== Data segment ==

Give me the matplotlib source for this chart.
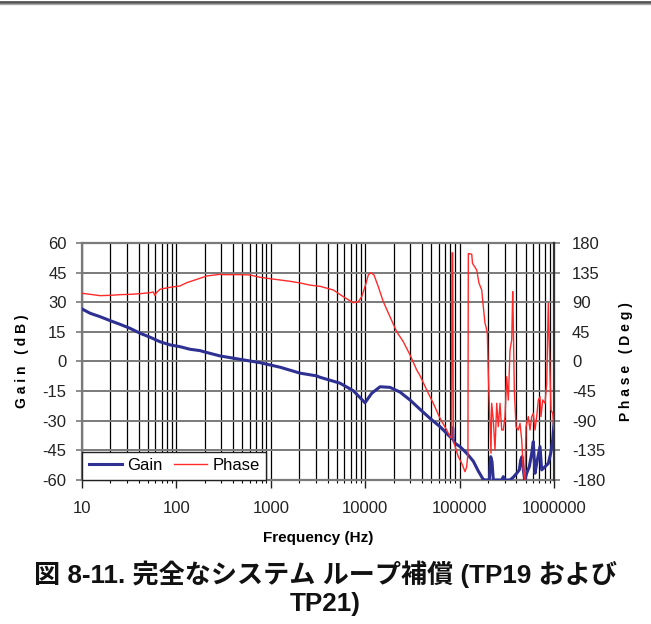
"""
Loop gain / phase plot (TP19 and TP21)
"""
import matplotlib
matplotlib.use("Agg")
import matplotlib.pyplot as plt
from matplotlib.lines import Line2D
from matplotlib.ticker import FixedLocator, FuncFormatter, LogLocator, NullFormatter

# Gain trace (Hz, dB)
gain_freq = [10, 12.2, 15.5, 19.8, 25.3, 32.2, 41.2, 52.5, 67, 85.6, 109, 139,
             178, 193, 290, 472, 768, 1252, 2038, 3063, 3321, 5410, 7480,
             9950, 11720, 14350, 18300, 23370, 29830, 38070, 48590, 62020,
             79140, 83700, 84500, 85800, 89400, 101000, 119000, 139700,
             157800, 175700, 178300, 206400, 213500, 220400, 227500, 279300,
             290400, 302700, 342000, 370600, 402700, 429000, 443900, 458200,
             472900, 489300, 513800, 547400, 580500, 603600, 629100, 665400,
             710600, 740700, 803000, 870100, 922600, 968800, 1000000]
gain_db = [26.6, 24.4, 22.7, 20.7, 18.8, 16.8, 14.3, 12.3, 10.0, 8.4, 7.5, 6.2,
           5.5, 5.0, 2.8, 1.1, -0.6, -2.9, -5.9, -7.3, -8.0, -11.0, -14.8,
           -20.9, -16.1, -12.8, -13.1, -15.5, -19.5, -24.2, -28.8, -33.0,
           -38.1, -39.0, -33.5, -39.7, -41.4, -43.1, -46.5, -50.5,
           -55.5, -59.3, -60.0, -60.0, -48.2, -50.7, -60.0, -60.0,
           -58.3, -60.0, -60.0, -58.6, -56.6, -54.9, -49.9, -48.2,
           -54.9, -60.0, -56.6, -53.3, -46.5, -40.6, -56.6, -49.9,
           -43.1, -54.9, -53.3, -51.6, -46.5, -39.7, -31.3]

# Phase trace (Hz, deg)
phase_freq = [10, 12.2, 15.5, 19.8, 25.3, 32.2, 41.2, 52.5, 56.9, 59.3, 61,
              67, 85.6, 109, 128.6, 177.8, 209.4, 290, 314, 472, 602, 768,
              980, 1252, 1597, 2038, 2603, 3321, 4594, 5861, 7480, 8452,
              9182, 9950, 10790, 11440, 12390, 13760, 15550, 18300, 21570,
              25330, 29830, 35130, 38070, 44820, 52650, 62020, 72990, 79140,
              82000, 83000, 84500, 85800, 96870, 105300, 114100, 118900,
              122500, 123700, 134400, 137000, 151800, 160500, 171500,
              178300, 185800, 190400, 196600, 201400, 209900, 215100,
              218800, 227500, 237100, 247200, 257000, 267900, 279300,
              290400, 302700, 315400, 328100, 342000, 356400, 365200,
              370600, 379700, 395900, 418700, 436400, 454900, 472900,
              492900, 505100, 534300, 556900, 580500, 603600, 629100,
              655700, 681800, 710600, 728200, 759000, 803000, 836900,
              870100, 907000, 929400, 968800, 1000000]
phase_deg = [103.6, 102, 100, 100.5, 101.5, 102, 103, 104.5, 105.5, 100, 104,
             109.7, 112.7, 114.7, 119.7, 126.4, 129.9, 132.4, 131.9, 131.9,
             131.4, 127.9, 125.8, 123.8, 121.8, 119.3, 116, 114.2, 108.6,
             98.4, 89.3, 90.8, 98.4, 113.6, 131.4, 134.9, 131.4, 113.6, 90.8,
             68, 45.2, 30, 10, -12.9, -21.5, -43.3, -63.5, -86.3, -104.1,
             -114.2, -116, 165, 165, -120, -144.6, -154.7, -167.4, -159.8,
             -140, 164, 163, 149, 139, 119, 108.6, 83.2, 58, 52.9, 42.8,
             -18, -93.9, -139.4, -63.5, -88.9, -134.4, -63.5, -99, -63.5,
             -104.1, -104.1, -83.8, -23.1, -58.5, 17.5, 32.7, 106.1, 58,
             -43.3, -99, -104.1, -93.9, -119.2, -164.8, -180, -99, -83.8,
             -104.1, -83.8, -78.7, -104.1, -83.8, -58.5, -53.4, -83.8,
             -58.5, -63.5, -33.2, 88.4, -18, -73.7, -78.7, -104.1]

gain_ticks = [-60, -45, -30, -15, 0, 15, 30, 45, 60]
phase_ticks = [-180, -135, -90, -45, 0, 45, 90, 135, 180]
freq_ticks = [10, 100, 1000, 10000, 100000, 1000000]

plt.rcParams["font.family"] = ["Liberation Sans", "DejaVu Sans"]
plt.rcParams["axes.unicode_minus"] = False

fig = plt.figure(figsize=(6.51, 6.24), dpi=100)
ax = fig.add_axes([0.126, 0.2308, 0.725, 0.3798])
ax2 = ax.twinx()

ax.semilogx(gain_freq, gain_db, color="#2E3192", lw=2.2, label="Gain", zorder=4)
ax2.semilogx(phase_freq, phase_deg, color="#FF2A2A", lw=1.0, label="Phase", zorder=3)

ax.set_xlim(10, 1000000)
ax.set_ylim(-60, 60)
ax2.set_ylim(-180, 180)
ax.set_yticks(gain_ticks)
ax2.set_yticks(phase_ticks)

ax.xaxis.set_major_locator(FixedLocator(freq_ticks))
ax.xaxis.set_major_formatter(FuncFormatter(lambda v, p: f"{int(round(v))}"))
ax.xaxis.set_minor_locator(LogLocator(base=10, subs=range(2, 10)))
ax.xaxis.set_minor_formatter(NullFormatter())

# grid: black verticals at every log step, grey horizontals every 15 dB
ax.grid(True, which="both", axis="x", color="black", lw=0.9)
ax.grid(True, which="major", axis="y", color="#7a7a7a", lw=1.4)
ax.set_axisbelow(True)

for a in (ax, ax2):
    a.tick_params(axis="both", labelsize=12, colors="#222222")
ax.tick_params(axis="x", which="major", length=6, width=1, pad=9)
ax.tick_params(axis="x", which="minor", length=2, width=0.8)
ax.tick_params(axis="y", length=4, width=1.2, color="#7a7a7a", pad=7)
ax2.tick_params(axis="y", length=4, width=1.2, color="#7a7a7a", pad=9)

for side in ("left", "bottom", "top"):
    ax.spines[side].set_color("#7a7a7a")
    ax.spines[side].set_linewidth(1.6)
ax2.spines["right"].set_color("#333333")
ax2.spines["right"].set_linewidth(1.6)
for side in ("left", "bottom", "top"):
    ax2.spines[side].set_visible(False)

ax.set_xlabel("Frequency (Hz)", fontsize=11, fontweight="bold", labelpad=11)
ax.set_ylabel("G a i n   ( d B )", fontsize=10, fontweight="bold", labelpad=10)
ax2.set_ylabel("P h a s e   ( D e g )", fontsize=10, fontweight="bold", labelpad=10)

# legend in the lower-left corner of the plot
handles = [Line2D([], [], color="#2E3192", lw=2.2),
           Line2D([], [], color="#FF2A2A", lw=1.0)]
leg = ax2.legend(handles, ["Gain", "Phase"], loc="lower left", ncol=2,
                 bbox_to_anchor=(0, 0), borderaxespad=0, fontsize=12,
                 frameon=True, fancybox=False, framealpha=1,
                 handlelength=2.0, handletextpad=0.3, columnspacing=0.7,
                 borderpad=0.4)
leg.get_frame().set_edgecolor("#222222")
leg.get_frame().set_linewidth(1.0)
leg.set_zorder(10)

# rule across the top of the page
fig.add_artist(Line2D([0, 1], [0.9960, 0.9960], color="#555555", lw=2.0))
fig.add_artist(Line2D([0, 1], [0.9935, 0.9935], color="#aaaaaa", lw=1.0))

cap_font = ["Liberation Sans", "Noto Sans CJK JP"]
fig.text(0.5, 0.080, "図 8-11. 完全なシステム ループ補償 (TP19 および",
         ha="center", va="center", fontsize=18.8, fontweight="bold",
         family=cap_font, color="#111111")
fig.text(0.5, 0.032, "TP21)", ha="center", va="center", fontsize=18.8,
         fontweight="bold", family=cap_font, color="#111111")

fig.savefig("out.png", dpi=100)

===

### Your objective
Exactly reproduce the run of lines from the start of the listing through the line with "-43.1, -54.9, -53.3, -51.6, -46.5, -39.7, -31.3]", inclusive; pictures are not copied.

### Task response
Give me the matplotlib source for this chart.
"""
Loop gain / phase plot (TP19 and TP21)
"""
import matplotlib
matplotlib.use("Agg")
import matplotlib.pyplot as plt
from matplotlib.lines import Line2D
from matplotlib.ticker import FixedLocator, FuncFormatter, LogLocator, NullFormatter

# Gain trace (Hz, dB)
gain_freq = [10, 12.2, 15.5, 19.8, 25.3, 32.2, 41.2, 52.5, 67, 85.6, 109, 139,
             178, 193, 290, 472, 768, 1252, 2038, 3063, 3321, 5410, 7480,
             9950, 11720, 14350, 18300, 23370, 29830, 38070, 48590, 62020,
             79140, 83700, 84500, 85800, 89400, 101000, 119000, 139700,
             157800, 175700, 178300, 206400, 213500, 220400, 227500, 279300,
             290400, 302700, 342000, 370600, 402700, 429000, 443900, 458200,
             472900, 489300, 513800, 547400, 580500, 603600, 629100, 665400,
             710600, 740700, 803000, 870100, 922600, 968800, 1000000]
gain_db = [26.6, 24.4, 22.7, 20.7, 18.8, 16.8, 14.3, 12.3, 10.0, 8.4, 7.5, 6.2,
           5.5, 5.0, 2.8, 1.1, -0.6, -2.9, -5.9, -7.3, -8.0, -11.0, -14.8,
           -20.9, -16.1, -12.8, -13.1, -15.5, -19.5, -24.2, -28.8, -33.0,
           -38.1, -39.0, -33.5, -39.7, -41.4, -43.1, -46.5, -50.5,
           -55.5, -59.3, -60.0, -60.0, -48.2, -50.7, -60.0, -60.0,
           -58.3, -60.0, -60.0, -58.6, -56.6, -54.9, -49.9, -48.2,
           -54.9, -60.0, -56.6, -53.3, -46.5, -40.6, -56.6, -49.9,
           -43.1, -54.9, -53.3, -51.6, -46.5, -39.7, -31.3]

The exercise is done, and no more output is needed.